**YOUR OBJECTIVE:** Take the lines from the top down to and including the one with "const WALL_DY = 77;" and repeat them exactly. Omit images.

[Start of PROVIDED DATA]

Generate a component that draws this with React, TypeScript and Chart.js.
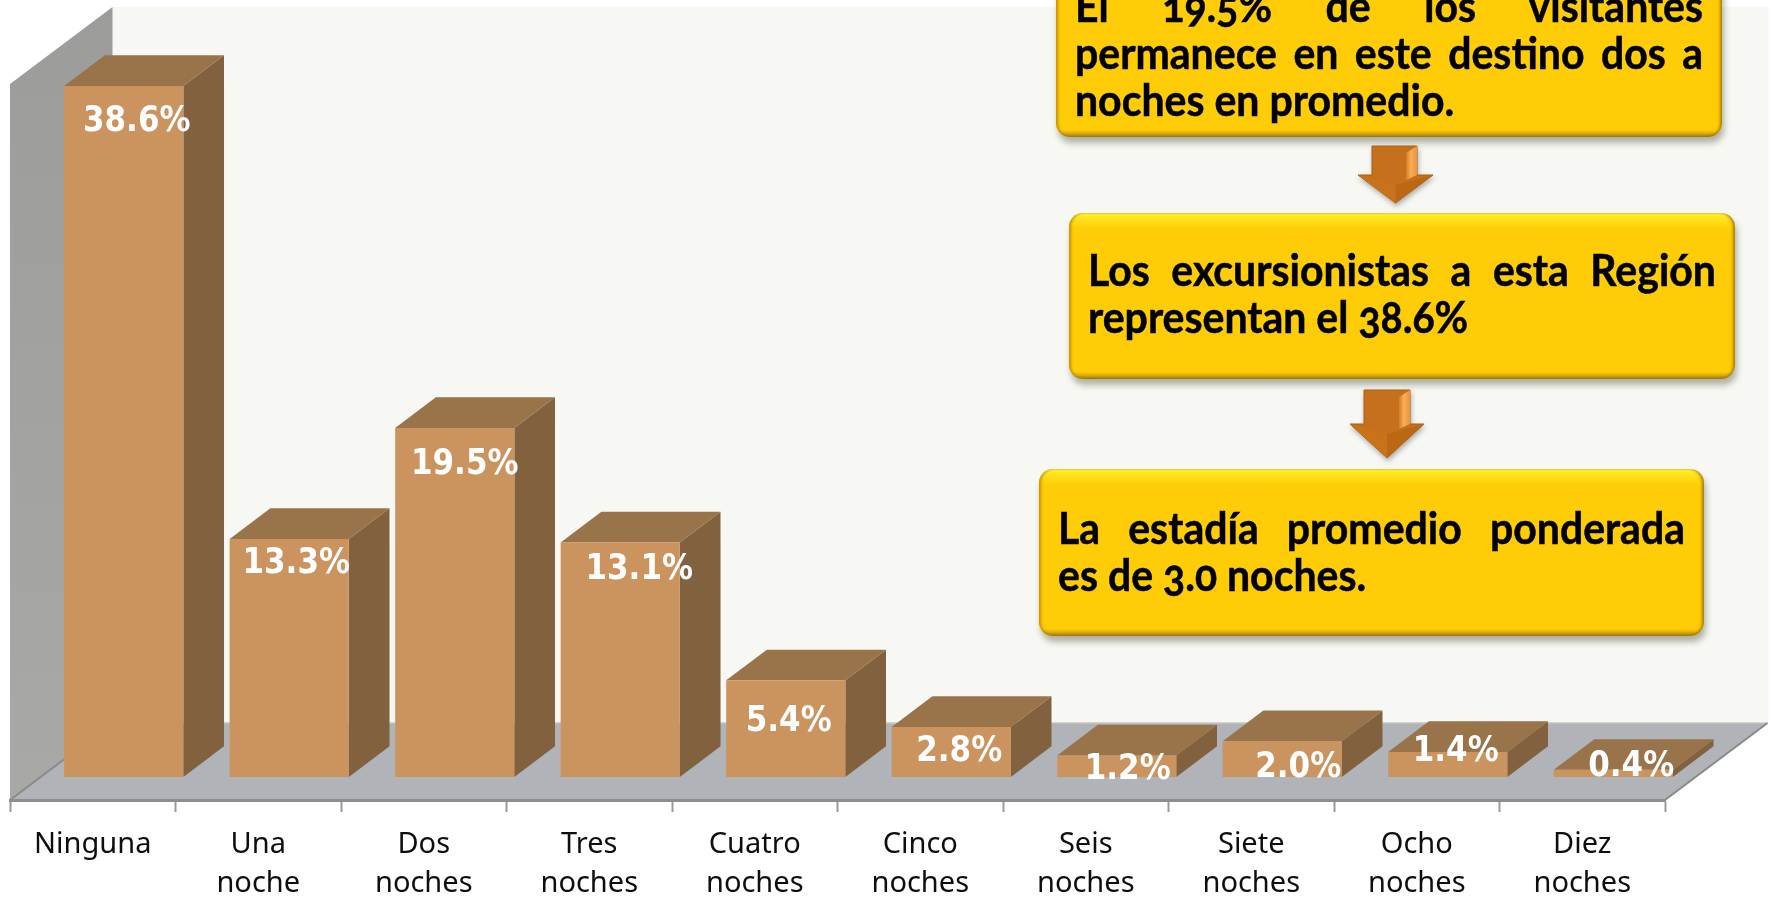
import React, { useEffect, useRef } from "react";
import { Chart, registerables } from "chart.js";

Chart.register(...registerables);

const categories: (string | string[])[] = [
  "Ninguna",
  ["Una", "noche"],
  ["Dos", "noches"],
  ["Tres", "noches"],
  ["Cuatro", "noches"],
  ["Cinco", "noches"],
  ["Seis", "noches"],
  ["Siete", "noches"],
  ["Ocho", "noches"],
  ["Diez", "noches"],
];
const shares = [38.6, 13.3, 19.5, 13.1, 5.4, 2.8, 1.2, 2.0, 1.4, 0.4];
const axisMax = 40;

const box1Lines = ["El 19.5% de los visitantes", "permanece en este destino dos a", "noches en promedio."];
const box2Lines = ["Los excursionistas a esta Región", "representan el 38.6%"];
const box3Lines = ["La estadía promedio ponderada", "es de 3.0 noches."];

// Hand-placed label offsets from each bar's front-top-centre, as in the original slide
const labelDx = [13, 7, 10, 19, 3, 8, 11, 16, 8, 18];
const labelDy = [36, 25, 37, 27, 42, 25, 14, 27, 0, -3];

const BAR_DX = 31;
const BAR_DY = -23;
const DEPTH_X = 40.7;
const DEPTH_Y = 30.7;
const WALL_DX = 102.5;
const WALL_DY = 77;

function poly(ctx: CanvasRenderingContext2D, pts: number[][], fill: string) {
  ctx.beginPath();
  pts.forEach((p, i) => (i ? ctx.lineTo(p[0], p[1]) : ctx.moveTo(p[0], p[1])));
  ctx.closePath();
  ctx.fillStyle = fill;
  ctx.fill();
}

const roomPlugin = {
  id: "room",
  beforeDraw(chart: any) {
    const { ctx } = chart;
    const x = chart.scales.x;
    const y = chart.scales.y;
    const l = x.left;
    const r = x.right;
    const t = y.top;
    const b = y.bottom;
    ctx.save();
    poly(ctx, [[l + WALL_DX, t - WALL_DY], [r + WALL_DX + 1, t - WALL_DY], [r + WALL_DX + 1, b - WALL_DY], [l + WALL_DX, b - WALL_DY]], "#F7F8F3");
    const g = ctx.createLinearGradient(0, t - WALL_DY, 0, b);
    g.addColorStop(0, "#9C9C9A");
    g.addColorStop(1, "#A8A8A6");
    poly(ctx, [[l, t], [l + WALL_DX, t - WALL_DY], [l + WALL_DX, b - WALL_DY], [l, b]], g as any);
    poly(ctx, [[l, b], [l + WALL_DX, b - WALL_DY], [r + WALL_DX, b - WALL_DY], [r, b]], "#B0B3B7");
    ctx.strokeStyle = "#C6C7C0";
    ctx.lineWidth = 1.5;
    ctx.beginPath();
    ctx.moveTo(l + WALL_DX, b - WALL_DY);
    ctx.lineTo(r + WALL_DX, b - WALL_DY);
    ctx.stroke();
    ctx.strokeStyle = "#8A8A8A";
    ctx.lineWidth = 2;
    ctx.beginPath();
    ctx.moveTo(r, b);
    ctx.lineTo(r + WALL_DX, b - WALL_DY);
    ctx.moveTo(l, b);
    ctx.lineTo(l + WALL_DX, b - WALL_DY);
    ctx.stroke();
    ctx.restore();
  },
};

const bar3dPlugin = {
  id: "bar3d",
  beforeDatasetDraw(chart: any, args: any) {
    const { ctx } = chart;
    ctx.save();
    ctx.translate(BAR_DX, BAR_DY);
    const meta = chart.getDatasetMeta(args.index);
    meta.data.forEach((el: any) => {
      const left = el.x - el.width / 2;
      const right = el.x + el.width / 2;
      const top = el.y;
      const base = el.base;
      poly(ctx, [[right, top], [right + DEPTH_X, top - DEPTH_Y], [right + DEPTH_X, base - DEPTH_Y], [right, base]], "#81613E");
      poly(ctx, [[left, top], [left + DEPTH_X, top - DEPTH_Y], [right + DEPTH_X, top - DEPTH_Y], [right, top]], "#99734A");
    });
  },
  afterDatasetDraw(chart: any, args: any) {
    const { ctx } = chart;
    const meta = chart.getDatasetMeta(args.index);
    ctx.font = "bold 31px 'DejaVu Sans'";
    ctx.fillStyle = "#FFFFFF";
    ctx.textAlign = "center";
    ctx.textBaseline = "middle";
    meta.data.forEach((el: any, i: number) => {
      ctx.save();
      ctx.translate(el.x + labelDx[i], el.y + labelDy[i]);
      ctx.scale(1, 1.12);
      ctx.fillText(shares[i].toFixed(1) + "%", 0, 0);
      ctx.restore();
    });
    ctx.restore();
  },
};

function TextBox(props: { left: number; top: number; right: number; bottom: number; lines: string[]; firstBaseline: number; pad: number }) {
  const { left, top, right, bottom, lines, firstBaseline, pad } = props;
  const lineGap = 47;
  const stretch = 1.08;
  return (
    <div
      style={{
        position: "absolute",
        left,
        top,
        width: right - left,
        height: bottom - top,
        borderRadius: 14,
        background:
          "linear-gradient(180deg,#FFF233 0px,#FFE21C 6px,#FFCC08 16px,#FFCC08 calc(100% - 7px),#E3AE08 calc(100% - 4px),#9A7A12 100%)",
        boxShadow:
          "inset 3px 0 3px -1px rgba(170,120,0,.7), inset -3px 0 3px -1px rgba(150,105,0,.8), 2px 6px 6px rgba(70,70,50,.4)",
      }}
    >
      {lines.map((line, i) => (
        <div
          key={i}
          style={{
            position: "absolute",
            left: pad,
            right: pad,
            top: firstBaseline - top - 37 + i * lineGap,
            height: 46,
            lineHeight: "46px",
            fontFamily: "Lato, 'Open Sans', sans-serif",
            fontWeight: 700,
            fontSize: 41,
            fontVariantNumeric: "oldstyle-nums",
            WebkitTextStroke: "0.5px #000",
            color: "#000",
            whiteSpace: "nowrap",
            textAlign: i < lines.length - 1 ? "justify" : "left",
            textAlignLast: i < lines.length - 1 ? "justify" : "left",
            transform: `scaleY(${stretch})`,
            transformOrigin: "0 50%",
          }}
        >
          {line}
        </div>
      ))}
    </div>
  );
}

function Arrow(props: { id: string; sl: number; sr: number; top: number; neck: number; hl: number; hr: number; tip: number }) {
  const { id, sl, sr, top, neck, hl, hr, tip } = props;
  const cx = (hl + hr) / 2;
  const bev = 11;
  return (
    <svg width={1772} height={900} style={{ position: "absolute", left: 0, top: 0, pointerEvents: "none", overflow: "visible" }}>
      <defs>
        <linearGradient id={id} x1="0" x2="1" y1="0" y2="0">
          <stop offset="0" stopColor="#D87C22" />
          <stop offset="0.45" stopColor="#F9AE55" />
          <stop offset="1" stopColor="#E8943A" />
        </linearGradient>
        <filter id={id + "s"} x="-30%" y="-30%" width="160%" height="160%">
          <feDropShadow dx="1" dy="3" stdDeviation="2.5" floodColor="#555" floodOpacity="0.45" />
        </filter>
      </defs>
      <polygon
        points={`${sl},${top} ${sr},${top} ${sr},${neck} ${hr},${neck} ${cx},${tip} ${hl},${neck} ${sl},${neck}`}
        fill="#C4701A"
        stroke="#A85F14"
        strokeWidth="1"
        filter={`url(#${id}s)`}
      />
      <polygon points={`${sr - bev},${top + 7} ${sr},${top} ${sr},${neck} ${sr - bev},${neck + 5}`} fill={`url(#${id})`} />
      <polygon points={`${cx},${neck + 10} ${hr},${neck} ${cx},${tip}`} fill="#BC6812" />
      <polygon points={`${cx},${neck + 10} ${hl},${neck} ${cx},${tip}`} fill="#C8721A" />
    </svg>
  );
}

export default function App() {
  const ref = useRef<HTMLCanvasElement | null>(null);

  useEffect(() => {
    const chart = new Chart(ref.current as HTMLCanvasElement, {
      type: "bar",
      data: {
        labels: categories as any,
        datasets: [
          {
            data: shares,
            backgroundColor: "#CB945F",
            borderWidth: 0,
            categoryPercentage: 1,
            barPercentage: 0.72,
            clip: false as any,
          },
        ],
      },
      options: {
        responsive: false,
        animation: false,
        layout: { padding: { left: 10, top: 84, right: 107, bottom: 0 } },
        plugins: { legend: { display: false }, tooltip: { enabled: false }, title: { display: false } },
        scales: {
          x: {
            afterFit(scale: any) {
              scale.height = 100;
            },
            border: { display: true, color: "#8D8D8D", width: 3 },
            grid: { drawOnChartArea: false, drawTicks: true, tickLength: 12, tickColor: "#9A9A9A", tickWidth: 2 },
            ticks: {
              autoSkip: false,
              maxRotation: 0,
              minRotation: 0,
              padding: 13,
              color: "#0E0E0E",
              font: { family: "'Noto Sans'", size: 29, lineHeight: 39 / 29 },
            },
          },
          y: { display: false, min: 0, max: axisMax, grid: { display: false } },
        },
      } as any,
      plugins: [roomPlugin, bar3dPlugin],
    });
    return () => chart.destroy();
  }, []);

  return (
    <div style={{ position: "absolute", left: 0, top: 0, width: 1772, height: 900, overflow: "hidden", background: "#fff" }}>
      <canvas ref={ref} width={1772} height={900} style={{ display: "block", position: "absolute", left: 0, top: 0 }} />
      <TextBox left={1056} top={-100} right={1722} bottom={137} lines={box1Lines} firstBaseline={20} pad={19} />
      <Arrow id="a1" sl={1372} sr={1417} top={146} neck={175} hl={1358} hr={1433} tip={203} />
      <TextBox left={1069} top={213} right={1735} bottom={379} lines={box2Lines} firstBaseline={284} pad={19} />
      <Arrow id="a2" sl={1364} sr={1410} top={390} neck={424} hl={1350} hr={1424} tip={458} />
      <TextBox left={1039} top={469} right={1704} bottom={636} lines={box3Lines} firstBaseline={542} pad={19} />
    </div>
  );
}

[End of PROVIDED DATA]

**SOLUTION:**
Generate a component that draws this with React, TypeScript and Chart.js.
import React, { useEffect, useRef } from "react";
import { Chart, registerables } from "chart.js";

Chart.register(...registerables);

const categories: (string | string[])[] = [
  "Ninguna",
  ["Una", "noche"],
  ["Dos", "noches"],
  ["Tres", "noches"],
  ["Cuatro", "noches"],
  ["Cinco", "noches"],
  ["Seis", "noches"],
  ["Siete", "noches"],
  ["Ocho", "noches"],
  ["Diez", "noches"],
];
const shares = [38.6, 13.3, 19.5, 13.1, 5.4, 2.8, 1.2, 2.0, 1.4, 0.4];
const axisMax = 40;

const box1Lines = ["El 19.5% de los visitantes", "permanece en este destino dos a", "noches en promedio."];
const box2Lines = ["Los excursionistas a esta Región", "representan el 38.6%"];
const box3Lines = ["La estadía promedio ponderada", "es de 3.0 noches."];

// Hand-placed label offsets from each bar's front-top-centre, as in the original slide
const labelDx = [13, 7, 10, 19, 3, 8, 11, 16, 8, 18];
const labelDy = [36, 25, 37, 27, 42, 25, 14, 27, 0, -3];

const BAR_DX = 31;
const BAR_DY = -23;
const DEPTH_X = 40.7;
const DEPTH_Y = 30.7;
const WALL_DX = 102.5;
const WALL_DY = 77;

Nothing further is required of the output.